-- Source excerpt start --

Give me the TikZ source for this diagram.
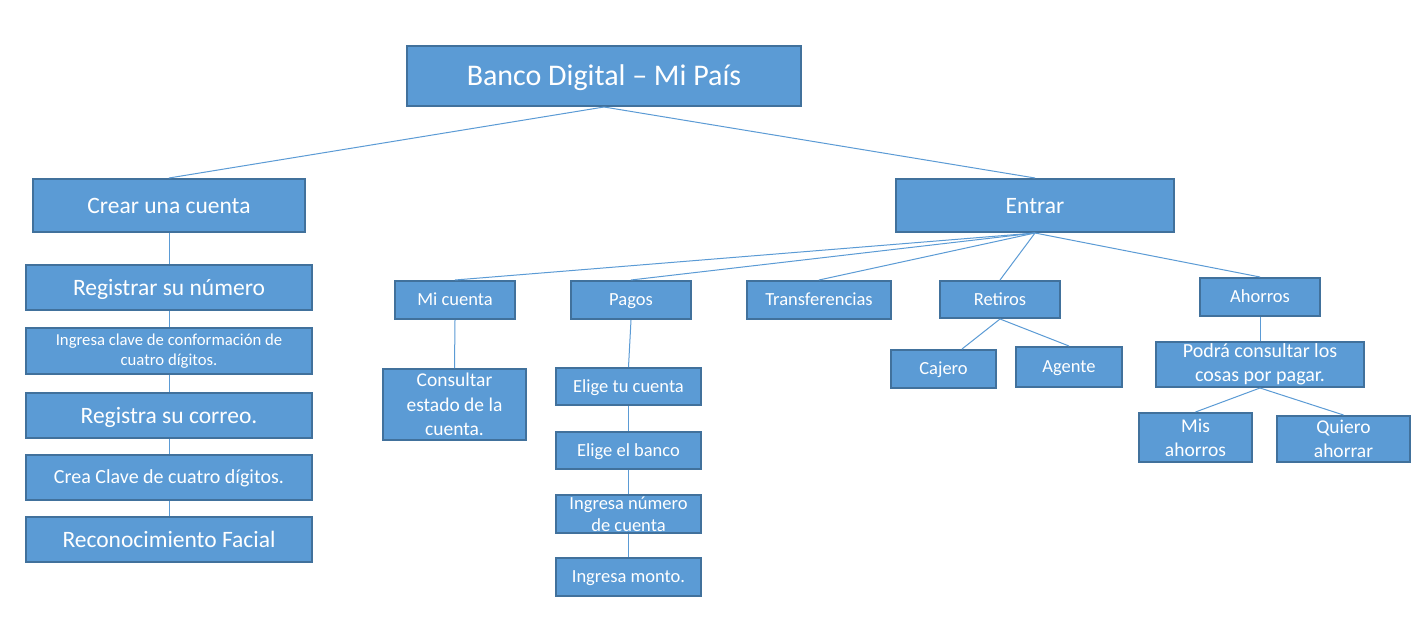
\documentclass[tikz,border=0pt]{standalone}
\usepackage{fontspec}
\setmainfont{Carlito}
\definecolor{boxfill}{HTML}{5B9BD5}
\definecolor{boxline}{HTML}{41719C}
\definecolor{conn}{HTML}{5B9BD5}
\tikzset{
  box/.style={draw=boxline, line width=2pt, fill=boxfill, text=white, inner sep=0pt, align=center},
  fs/.style n args={2}{font=\fontsize{#1}{#2}\selectfont},
  capc/.style={text height=#1, text depth=0pt},
  conline/.style={draw=conn, line width=1pt}
}
\begin{document}
\begin{tikzpicture}[x=1pt,y=-1pt]
\useasboundingbox[fill=white] (0,0) rectangle (1420,639);
% top
\node[box, fs={30}{34}, capc=19.3pt, minimum width=394, minimum height=60] (title) at (604,76) {Banco Digital -- Mi País};
\node[box, fs={23.5}{28}, capc=15.1pt, minimum width=272, minimum height=53] (crear) at (169,205.5) {Crear una cuenta};
\node[box, fs={23.5}{28}, capc=15.1pt, minimum width=278, minimum height=53] (entrar) at (1035,205.5) {Entrar};
% left column
\node[box, fs={23.5}{28}, capc=15.1pt, minimum width=286, minimum height=45] (reg) at (169,287.5) {Registrar su número};
\node[box, fs={16.7}{20}, minimum width=286, minimum height=46] (clave) at (169,351) {Ingresa clave de conformación de\\cuatro dígitos.};
\node[box, fs={23.5}{28}, capc=15.1pt, minimum width=286, minimum height=45] (correo) at (169,415.5) {Registra su correo.};
\node[box, fs={20}{24}, capc=12.9pt, minimum width=286, minimum height=45] (crea) at (169,477.5) {Crea Clave de cuatro dígitos.};
\node[box, fs={23.5}{28}, capc=15.1pt, minimum width=286, minimum height=45] (facial) at (169,539.5) {Reconocimiento Facial};
% second level under Entrar
\node[box, fs={18.5}{22}, capc=11.9pt, minimum width=120, minimum height=38] (micuenta) at (455,300) {Mi cuenta};
\node[box, fs={18.5}{22}, capc=11.9pt, minimum width=120, minimum height=38] (pagos) at (631,300) {Pagos};
\node[box, fs={18.5}{22}, capc=11.9pt, minimum width=144, minimum height=38] (transf) at (819,300) {Transferencias};
\node[box, fs={18.5}{22}, capc=11.9pt, minimum width=120, minimum height=37] (retiros) at (1000,299.5) {Retiros};
\node[box, fs={18.5}{22}, capc=11.9pt, minimum width=120, minimum height=38] (ahorros) at (1260,297) {Ahorros};
% Mi cuenta
\node[box, fs={19.5}{24.5}, minimum width=143, minimum height=71] (consultar) at (454.5,404.5) {Consultar\\estado de la\\cuenta.};
% Pagos
\node[box, fs={18.5}{22}, capc=11.9pt, minimum width=145, minimum height=37] (eligecta) at (628.5,386.5) {Elige tu cuenta};
\node[box, fs={18.5}{22}, capc=11.9pt, minimum width=145, minimum height=37] (eligebco) at (628.5,450.5) {Elige el banco};
\node[box, fs={18.5}{22}, minimum width=145, minimum height=38] (ingnum) at (628.5,514) {Ingresa número\\de cuenta};
\node[box, fs={18.5}{22}, capc=11.9pt, minimum width=145, minimum height=38] (ingmonto) at (628.5,577) {Ingresa monto.};
% Retiros
\node[box, fs={18.5}{22}, capc=11.9pt, minimum width=105, minimum height=38] (cajero) at (943.5,369) {Cajero};
\node[box, fs={18.5}{22}, capc=11.9pt, minimum width=106, minimum height=40] (agente) at (1069,367) {Agente};
% Ahorros
\node[box, fs={20}{24}, minimum width=208, minimum height=45] (podra) at (1260,364.5) {Podrá consultar los\\cosas por pagar.};
\node[box, fs={19.5}{24}, minimum width=113, minimum height=49] (misah) at (1195.5,437.5) {Mis\\ahorros};
\node[box, fs={19.5}{24}, minimum width=133, minimum height=46] (quiero) at (1343.5,439) {Quiero\\ahorrar};
\coordinate (cajtop) at (962,349);
% connectors
\path[conline] (title.south) -- (crear.north);
\path[conline] (title.south) -- (entrar.north);
\path[conline] (crear.south) -- (reg.north);
\path[conline] (reg.south) -- (clave.north);
\path[conline] (clave.south) -- (correo.north);
\path[conline] (correo.south) -- (crea.north);
\path[conline] (crea.south) -- (facial.north);
\path[conline] (entrar.south) -- (micuenta.north);
\path[conline] (entrar.south) -- (pagos.north);
\path[conline] (entrar.south) -- (transf.north);
\path[conline] (entrar.south) -- (retiros.north);
\path[conline] (entrar.south) -- (ahorros.north);
\path[conline] (micuenta.south) -- (consultar.north);
\path[conline] (pagos.south) -- (eligecta.north);
\path[conline] (eligecta.south) -- (eligebco.north);
\path[conline] (eligebco.south) -- (ingnum.north);
\path[conline] (ingnum.south) -- (ingmonto.north);
\path[conline] (retiros.south) -- (cajtop);
\path[conline] (retiros.south) -- (agente.north);
\path[conline] (ahorros.south) -- (podra.north);
\path[conline] (podra.south) -- (misah.north);
\path[conline] (podra.south) -- (quiero.north);
\end{tikzpicture}
\end{document}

-- Source excerpt end --

Copy all the lines of data exactly as they appear, dropping any images.

Solution for this task:
Give me the TikZ source for this diagram.
\documentclass[tikz,border=0pt]{standalone}
\usepackage{fontspec}
\setmainfont{Carlito}
\definecolor{boxfill}{HTML}{5B9BD5}
\definecolor{boxline}{HTML}{41719C}
\definecolor{conn}{HTML}{5B9BD5}
\tikzset{
  box/.style={draw=boxline, line width=2pt, fill=boxfill, text=white, inner sep=0pt, align=center},
  fs/.style n args={2}{font=\fontsize{#1}{#2}\selectfont},
  capc/.style={text height=#1, text depth=0pt},
  conline/.style={draw=conn, line width=1pt}
}
\begin{document}
\begin{tikzpicture}[x=1pt,y=-1pt]
\useasboundingbox[fill=white] (0,0) rectangle (1420,639);
% top
\node[box, fs={30}{34}, capc=19.3pt, minimum width=394, minimum height=60] (title) at (604,76) {Banco Digital -- Mi País};
\node[box, fs={23.5}{28}, capc=15.1pt, minimum width=272, minimum height=53] (crear) at (169,205.5) {Crear una cuenta};
\node[box, fs={23.5}{28}, capc=15.1pt, minimum width=278, minimum height=53] (entrar) at (1035,205.5) {Entrar};
% left column
\node[box, fs={23.5}{28}, capc=15.1pt, minimum width=286, minimum height=45] (reg) at (169,287.5) {Registrar su número};
\node[box, fs={16.7}{20}, minimum width=286, minimum height=46] (clave) at (169,351) {Ingresa clave de conformación de\\cuatro dígitos.};
\node[box, fs={23.5}{28}, capc=15.1pt, minimum width=286, minimum height=45] (correo) at (169,415.5) {Registra su correo.};
\node[box, fs={20}{24}, capc=12.9pt, minimum width=286, minimum height=45] (crea) at (169,477.5) {Crea Clave de cuatro dígitos.};
\node[box, fs={23.5}{28}, capc=15.1pt, minimum width=286, minimum height=45] (facial) at (169,539.5) {Reconocimiento Facial};
% second level under Entrar
\node[box, fs={18.5}{22}, capc=11.9pt, minimum width=120, minimum height=38] (micuenta) at (455,300) {Mi cuenta};
\node[box, fs={18.5}{22}, capc=11.9pt, minimum width=120, minimum height=38] (pagos) at (631,300) {Pagos};
\node[box, fs={18.5}{22}, capc=11.9pt, minimum width=144, minimum height=38] (transf) at (819,300) {Transferencias};
\node[box, fs={18.5}{22}, capc=11.9pt, minimum width=120, minimum height=37] (retiros) at (1000,299.5) {Retiros};
\node[box, fs={18.5}{22}, capc=11.9pt, minimum width=120, minimum height=38] (ahorros) at (1260,297) {Ahorros};
% Mi cuenta
\node[box, fs={19.5}{24.5}, minimum width=143, minimum height=71] (consultar) at (454.5,404.5) {Consultar\\estado de la\\cuenta.};
% Pagos
\node[box, fs={18.5}{22}, capc=11.9pt, minimum width=145, minimum height=37] (eligecta) at (628.5,386.5) {Elige tu cuenta};
\node[box, fs={18.5}{22}, capc=11.9pt, minimum width=145, minimum height=37] (eligebco) at (628.5,450.5) {Elige el banco};
\node[box, fs={18.5}{22}, minimum width=145, minimum height=38] (ingnum) at (628.5,514) {Ingresa número\\de cuenta};
\node[box, fs={18.5}{22}, capc=11.9pt, minimum width=145, minimum height=38] (ingmonto) at (628.5,577) {Ingresa monto.};
% Retiros
\node[box, fs={18.5}{22}, capc=11.9pt, minimum width=105, minimum height=38] (cajero) at (943.5,369) {Cajero};
\node[box, fs={18.5}{22}, capc=11.9pt, minimum width=106, minimum height=40] (agente) at (1069,367) {Agente};
% Ahorros
\node[box, fs={20}{24}, minimum width=208, minimum height=45] (podra) at (1260,364.5) {Podrá consultar los\\cosas por pagar.};
\node[box, fs={19.5}{24}, minimum width=113, minimum height=49] (misah) at (1195.5,437.5) {Mis\\ahorros};
\node[box, fs={19.5}{24}, minimum width=133, minimum height=46] (quiero) at (1343.5,439) {Quiero\\ahorrar};
\coordinate (cajtop) at (962,349);
% connectors
\path[conline] (title.south) -- (crear.north);
\path[conline] (title.south) -- (entrar.north);
\path[conline] (crear.south) -- (reg.north);
\path[conline] (reg.south) -- (clave.north);
\path[conline] (clave.south) -- (correo.north);
\path[conline] (correo.south) -- (crea.north);
\path[conline] (crea.south) -- (facial.north);
\path[conline] (entrar.south) -- (micuenta.north);
\path[conline] (entrar.south) -- (pagos.north);
\path[conline] (entrar.south) -- (transf.north);
\path[conline] (entrar.south) -- (retiros.north);
\path[conline] (entrar.south) -- (ahorros.north);
\path[conline] (micuenta.south) -- (consultar.north);
\path[conline] (pagos.south) -- (eligecta.north);
\path[conline] (eligecta.south) -- (eligebco.north);
\path[conline] (eligebco.south) -- (ingnum.north);
\path[conline] (ingnum.south) -- (ingmonto.north);
\path[conline] (retiros.south) -- (cajtop);
\path[conline] (retiros.south) -- (agente.north);
\path[conline] (ahorros.south) -- (podra.north);
\path[conline] (podra.south) -- (misah.north);
\path[conline] (podra.south) -- (quiero.north);
\end{tikzpicture}
\end{document}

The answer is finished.